╭─ COLLECTED DATA

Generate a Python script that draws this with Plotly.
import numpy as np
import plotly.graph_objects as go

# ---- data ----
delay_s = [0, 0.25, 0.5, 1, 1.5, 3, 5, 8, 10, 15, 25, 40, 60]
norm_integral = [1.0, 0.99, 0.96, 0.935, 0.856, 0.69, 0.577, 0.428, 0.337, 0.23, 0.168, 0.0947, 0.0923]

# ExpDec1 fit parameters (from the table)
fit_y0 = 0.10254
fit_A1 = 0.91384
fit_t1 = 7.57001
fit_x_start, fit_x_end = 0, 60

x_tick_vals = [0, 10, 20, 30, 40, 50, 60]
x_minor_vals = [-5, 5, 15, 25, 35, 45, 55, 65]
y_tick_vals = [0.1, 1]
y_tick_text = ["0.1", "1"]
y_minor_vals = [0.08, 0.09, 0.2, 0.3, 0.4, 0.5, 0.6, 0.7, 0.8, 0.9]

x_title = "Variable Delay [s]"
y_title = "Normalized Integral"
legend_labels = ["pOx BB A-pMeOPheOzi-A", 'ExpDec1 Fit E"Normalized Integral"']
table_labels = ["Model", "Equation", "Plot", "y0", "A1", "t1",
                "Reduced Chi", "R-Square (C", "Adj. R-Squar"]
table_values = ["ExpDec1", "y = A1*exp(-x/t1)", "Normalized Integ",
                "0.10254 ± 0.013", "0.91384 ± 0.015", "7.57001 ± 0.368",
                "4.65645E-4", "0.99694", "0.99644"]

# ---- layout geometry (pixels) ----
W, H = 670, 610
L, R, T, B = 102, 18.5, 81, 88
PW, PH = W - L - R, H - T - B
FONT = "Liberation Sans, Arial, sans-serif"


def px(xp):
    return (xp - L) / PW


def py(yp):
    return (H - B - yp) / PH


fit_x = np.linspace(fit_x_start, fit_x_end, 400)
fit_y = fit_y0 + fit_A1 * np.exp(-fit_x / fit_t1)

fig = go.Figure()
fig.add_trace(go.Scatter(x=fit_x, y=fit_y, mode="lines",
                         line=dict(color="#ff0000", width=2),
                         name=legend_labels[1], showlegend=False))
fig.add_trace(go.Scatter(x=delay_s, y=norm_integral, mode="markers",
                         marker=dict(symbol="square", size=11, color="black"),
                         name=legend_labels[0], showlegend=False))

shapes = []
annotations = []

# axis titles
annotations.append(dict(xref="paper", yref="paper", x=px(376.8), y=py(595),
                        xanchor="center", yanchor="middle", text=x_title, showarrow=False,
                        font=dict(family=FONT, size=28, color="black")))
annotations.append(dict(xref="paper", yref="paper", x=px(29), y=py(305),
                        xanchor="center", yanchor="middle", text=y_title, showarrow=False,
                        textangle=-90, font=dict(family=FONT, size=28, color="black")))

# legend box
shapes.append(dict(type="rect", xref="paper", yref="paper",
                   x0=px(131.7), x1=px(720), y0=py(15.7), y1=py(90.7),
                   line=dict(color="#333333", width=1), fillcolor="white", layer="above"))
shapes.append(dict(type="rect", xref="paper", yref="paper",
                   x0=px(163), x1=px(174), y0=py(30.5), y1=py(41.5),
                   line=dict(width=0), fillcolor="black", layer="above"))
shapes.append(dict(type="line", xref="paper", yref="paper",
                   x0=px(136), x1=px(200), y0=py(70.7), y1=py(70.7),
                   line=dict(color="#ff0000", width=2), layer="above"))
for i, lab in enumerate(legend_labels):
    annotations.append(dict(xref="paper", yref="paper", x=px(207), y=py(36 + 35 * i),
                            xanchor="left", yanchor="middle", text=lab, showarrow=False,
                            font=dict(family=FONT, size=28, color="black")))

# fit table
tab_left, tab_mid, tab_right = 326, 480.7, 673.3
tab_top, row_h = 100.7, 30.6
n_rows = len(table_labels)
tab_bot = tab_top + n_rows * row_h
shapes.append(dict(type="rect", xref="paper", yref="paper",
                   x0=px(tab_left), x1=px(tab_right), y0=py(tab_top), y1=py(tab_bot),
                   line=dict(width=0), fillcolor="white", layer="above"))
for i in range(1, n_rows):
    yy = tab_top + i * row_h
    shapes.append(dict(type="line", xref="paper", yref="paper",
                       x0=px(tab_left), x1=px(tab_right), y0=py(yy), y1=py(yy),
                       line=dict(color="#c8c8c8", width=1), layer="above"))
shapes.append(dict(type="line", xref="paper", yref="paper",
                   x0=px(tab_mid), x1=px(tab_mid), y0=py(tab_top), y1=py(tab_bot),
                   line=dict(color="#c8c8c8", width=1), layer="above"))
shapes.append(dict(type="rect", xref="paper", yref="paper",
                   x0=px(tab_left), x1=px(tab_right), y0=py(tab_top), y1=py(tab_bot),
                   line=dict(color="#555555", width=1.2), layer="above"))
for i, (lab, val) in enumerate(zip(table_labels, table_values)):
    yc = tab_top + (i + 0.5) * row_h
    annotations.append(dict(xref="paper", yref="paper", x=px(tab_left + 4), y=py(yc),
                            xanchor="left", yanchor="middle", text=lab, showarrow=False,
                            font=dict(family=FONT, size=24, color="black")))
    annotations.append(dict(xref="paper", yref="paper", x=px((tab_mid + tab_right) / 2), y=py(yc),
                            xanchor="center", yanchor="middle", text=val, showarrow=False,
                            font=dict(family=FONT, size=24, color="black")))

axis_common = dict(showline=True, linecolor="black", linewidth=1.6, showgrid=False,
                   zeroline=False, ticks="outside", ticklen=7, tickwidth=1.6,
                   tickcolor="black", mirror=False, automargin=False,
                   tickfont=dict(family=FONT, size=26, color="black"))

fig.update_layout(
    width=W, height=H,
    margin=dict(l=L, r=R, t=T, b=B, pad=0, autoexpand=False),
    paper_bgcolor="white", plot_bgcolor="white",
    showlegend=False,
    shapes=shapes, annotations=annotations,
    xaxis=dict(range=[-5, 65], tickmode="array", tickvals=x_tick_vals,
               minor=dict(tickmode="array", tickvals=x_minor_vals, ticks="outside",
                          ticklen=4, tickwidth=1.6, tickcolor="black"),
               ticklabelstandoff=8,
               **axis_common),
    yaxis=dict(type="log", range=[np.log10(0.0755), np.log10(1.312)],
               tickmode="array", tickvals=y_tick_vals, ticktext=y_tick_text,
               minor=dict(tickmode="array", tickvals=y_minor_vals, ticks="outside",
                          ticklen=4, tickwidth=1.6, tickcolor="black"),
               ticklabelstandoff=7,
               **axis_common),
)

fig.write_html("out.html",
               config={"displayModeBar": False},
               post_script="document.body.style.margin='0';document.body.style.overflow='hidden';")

╰─

**YOUR TASK:** Please write out exactly the lines from the start of the data through the line that contains "annotations = []", both ends included, and nothing else.

**WRITTEN ANSWER:**
Generate a Python script that draws this with Plotly.
import numpy as np
import plotly.graph_objects as go

# ---- data ----
delay_s = [0, 0.25, 0.5, 1, 1.5, 3, 5, 8, 10, 15, 25, 40, 60]
norm_integral = [1.0, 0.99, 0.96, 0.935, 0.856, 0.69, 0.577, 0.428, 0.337, 0.23, 0.168, 0.0947, 0.0923]

# ExpDec1 fit parameters (from the table)
fit_y0 = 0.10254
fit_A1 = 0.91384
fit_t1 = 7.57001
fit_x_start, fit_x_end = 0, 60

x_tick_vals = [0, 10, 20, 30, 40, 50, 60]
x_minor_vals = [-5, 5, 15, 25, 35, 45, 55, 65]
y_tick_vals = [0.1, 1]
y_tick_text = ["0.1", "1"]
y_minor_vals = [0.08, 0.09, 0.2, 0.3, 0.4, 0.5, 0.6, 0.7, 0.8, 0.9]

x_title = "Variable Delay [s]"
y_title = "Normalized Integral"
legend_labels = ["pOx BB A-pMeOPheOzi-A", 'ExpDec1 Fit E"Normalized Integral"']
table_labels = ["Model", "Equation", "Plot", "y0", "A1", "t1",
                "Reduced Chi", "R-Square (C", "Adj. R-Squar"]
table_values = ["ExpDec1", "y = A1*exp(-x/t1)", "Normalized Integ",
                "0.10254 ± 0.013", "0.91384 ± 0.015", "7.57001 ± 0.368",
                "4.65645E-4", "0.99694", "0.99644"]

# ---- layout geometry (pixels) ----
W, H = 670, 610
L, R, T, B = 102, 18.5, 81, 88
PW, PH = W - L - R, H - T - B
FONT = "Liberation Sans, Arial, sans-serif"


def px(xp):
    return (xp - L) / PW


def py(yp):
    return (H - B - yp) / PH


fit_x = np.linspace(fit_x_start, fit_x_end, 400)
fit_y = fit_y0 + fit_A1 * np.exp(-fit_x / fit_t1)

fig = go.Figure()
fig.add_trace(go.Scatter(x=fit_x, y=fit_y, mode="lines",
                         line=dict(color="#ff0000", width=2),
                         name=legend_labels[1], showlegend=False))
fig.add_trace(go.Scatter(x=delay_s, y=norm_integral, mode="markers",
                         marker=dict(symbol="square", size=11, color="black"),
                         name=legend_labels[0], showlegend=False))

shapes = []
annotations = []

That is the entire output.